# START OF Raw data

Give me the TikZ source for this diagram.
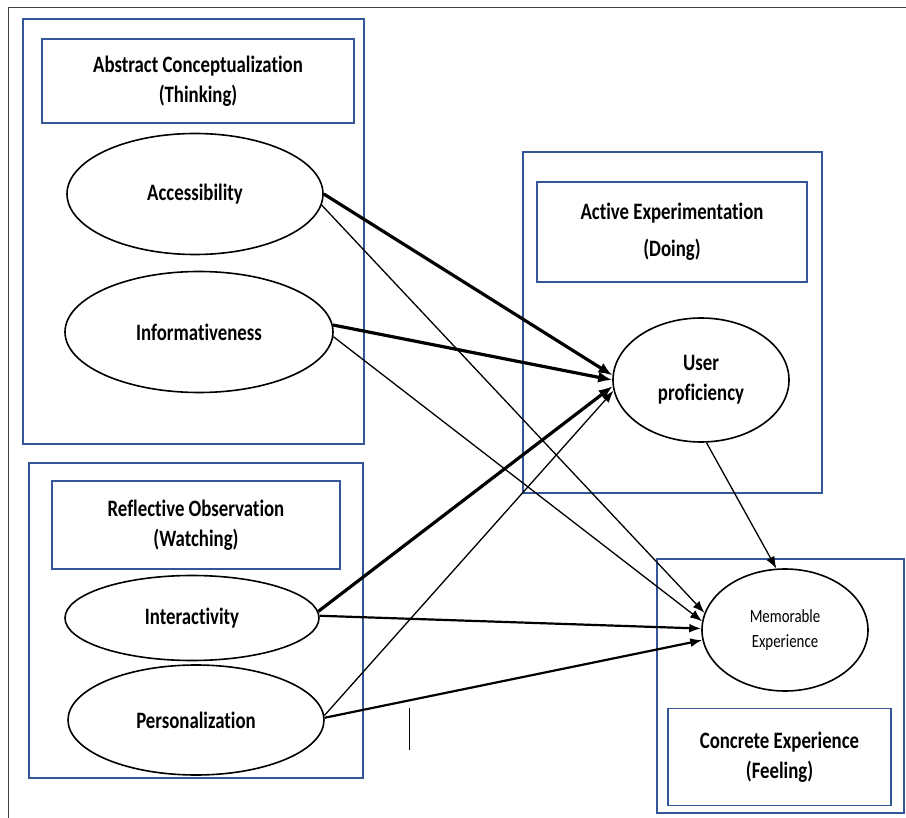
\documentclass[tikz,border=0pt]{standalone}
\usepackage{fontspec}
\setmainfont{Carlito}[FakeStretch=0.8,Ligatures=CommonOff]
\usetikzlibrary{shapes.geometric,arrows.meta}
\definecolor{boxblue}{RGB}{50,86,152}

\begin{document}
\begin{tikzpicture}[x=1pt,y=-1pt,
	frame/.style={draw=boxblue,line width=1.8pt},
	title/.style={frame,align=center,inner sep=0pt,font=\bfseries\fontsize{23.5}{30}\selectfont},
	var/.style={draw,ellipse,line width=1.6pt,inner sep=0pt,align=center,font=\bfseries\fontsize{23.5}{30}\selectfont},
	link/.style={-{Latex[length=12pt,width=9pt]},line width=1.3pt},
	mid/.style={link,line width=2.2pt},
	strong/.style={-{Latex[length=14pt,width=11pt]},line width=3.2pt}]
	\useasboundingbox (0,0) rectangle (906,818);
	\draw[black!75,line width=0.9pt] (8,818) -- (8,7) -- (906,7);
	
	\draw[frame] (23,19) rectangle (364,444);
	\node[title,minimum width=312pt,minimum height=84pt] (ac) at (198,81) {Abstract Conceptualization\\(Thinking)};
	\node[var,minimum width=256pt,minimum height=121pt] (acc) at (195,194) {Accessibility};
	\node[var,minimum width=268pt,minimum height=121pt] (inf) at (199,332) {Informativeness};
	
	\draw[frame] (29,463) rectangle (363,778);
	\node[title,minimum width=288pt,minimum height=88pt] (ro) at (196,525) {Reflective Observation\\(Watching)};
	\node[var,minimum width=254pt,minimum height=85pt] (int) at (192,618) {Interactivity};
	\node[var,minimum width=256pt,minimum height=110pt] (per) at (196,720) {Personalization};
	
	\draw[frame] (523,152) rectangle (822,493);
	\node[title,minimum width=270pt,minimum height=100pt] (ae) at (672,232) {Active Experimentation\\[7pt](Doing)};
	\node[var,minimum width=176pt,minimum height=124pt] (up) at (701,380) {User\\proficiency};
	
	\draw[frame] (657,559) rectangle (904,813);
	\node[title,minimum width=223pt,minimum height=97pt] (ce) at (779.5,757) {Concrete Experience\\(Feeling)};
	\node[var,minimum width=166pt,minimum height=122pt,font=\fontsize{18.6}{25}\selectfont] (me) at (785,630) {Memorable\\Experience};
	
	\draw[line width=0.8pt] (409,708) -- (409,750);
	
	\draw[strong] (acc.east) -- (up.177);
	\draw[link] (acc.-5) -- (me.168);
	\draw[strong] (inf.3) -- (up.180);
	\draw[link] (inf.-2) -- (me.174);
	\draw[strong] (int.3) -- (up.184);
	\draw[mid] (int.1) -- (me.179);
	\draw[link] (per.2) -- (up.187);
	\draw[mid] (per.1) -- (me.187);
	\draw[link] (up.-85) -- (me.98);
\end{tikzpicture}
\end{document}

# END OF Raw data

- Short problem: Repeat the listing in full and exactly. Leave any pictures out.

- Final answer:
Give me the TikZ source for this diagram.
\documentclass[tikz,border=0pt]{standalone}
\usepackage{fontspec}
\setmainfont{Carlito}[FakeStretch=0.8,Ligatures=CommonOff]
\usetikzlibrary{shapes.geometric,arrows.meta}
\definecolor{boxblue}{RGB}{50,86,152}

\begin{document}
\begin{tikzpicture}[x=1pt,y=-1pt,
	frame/.style={draw=boxblue,line width=1.8pt},
	title/.style={frame,align=center,inner sep=0pt,font=\bfseries\fontsize{23.5}{30}\selectfont},
	var/.style={draw,ellipse,line width=1.6pt,inner sep=0pt,align=center,font=\bfseries\fontsize{23.5}{30}\selectfont},
	link/.style={-{Latex[length=12pt,width=9pt]},line width=1.3pt},
	mid/.style={link,line width=2.2pt},
	strong/.style={-{Latex[length=14pt,width=11pt]},line width=3.2pt}]
	\useasboundingbox (0,0) rectangle (906,818);
	\draw[black!75,line width=0.9pt] (8,818) -- (8,7) -- (906,7);
	
	\draw[frame] (23,19) rectangle (364,444);
	\node[title,minimum width=312pt,minimum height=84pt] (ac) at (198,81) {Abstract Conceptualization\\(Thinking)};
	\node[var,minimum width=256pt,minimum height=121pt] (acc) at (195,194) {Accessibility};
	\node[var,minimum width=268pt,minimum height=121pt] (inf) at (199,332) {Informativeness};
	
	\draw[frame] (29,463) rectangle (363,778);
	\node[title,minimum width=288pt,minimum height=88pt] (ro) at (196,525) {Reflective Observation\\(Watching)};
	\node[var,minimum width=254pt,minimum height=85pt] (int) at (192,618) {Interactivity};
	\node[var,minimum width=256pt,minimum height=110pt] (per) at (196,720) {Personalization};
	
	\draw[frame] (523,152) rectangle (822,493);
	\node[title,minimum width=270pt,minimum height=100pt] (ae) at (672,232) {Active Experimentation\\[7pt](Doing)};
	\node[var,minimum width=176pt,minimum height=124pt] (up) at (701,380) {User\\proficiency};
	
	\draw[frame] (657,559) rectangle (904,813);
	\node[title,minimum width=223pt,minimum height=97pt] (ce) at (779.5,757) {Concrete Experience\\(Feeling)};
	\node[var,minimum width=166pt,minimum height=122pt,font=\fontsize{18.6}{25}\selectfont] (me) at (785,630) {Memorable\\Experience};
	
	\draw[line width=0.8pt] (409,708) -- (409,750);
	
	\draw[strong] (acc.east) -- (up.177);
	\draw[link] (acc.-5) -- (me.168);
	\draw[strong] (inf.3) -- (up.180);
	\draw[link] (inf.-2) -- (me.174);
	\draw[strong] (int.3) -- (up.184);
	\draw[mid] (int.1) -- (me.179);
	\draw[link] (per.2) -- (up.187);
	\draw[mid] (per.1) -- (me.187);
	\draw[link] (up.-85) -- (me.98);
\end{tikzpicture}
\end{document}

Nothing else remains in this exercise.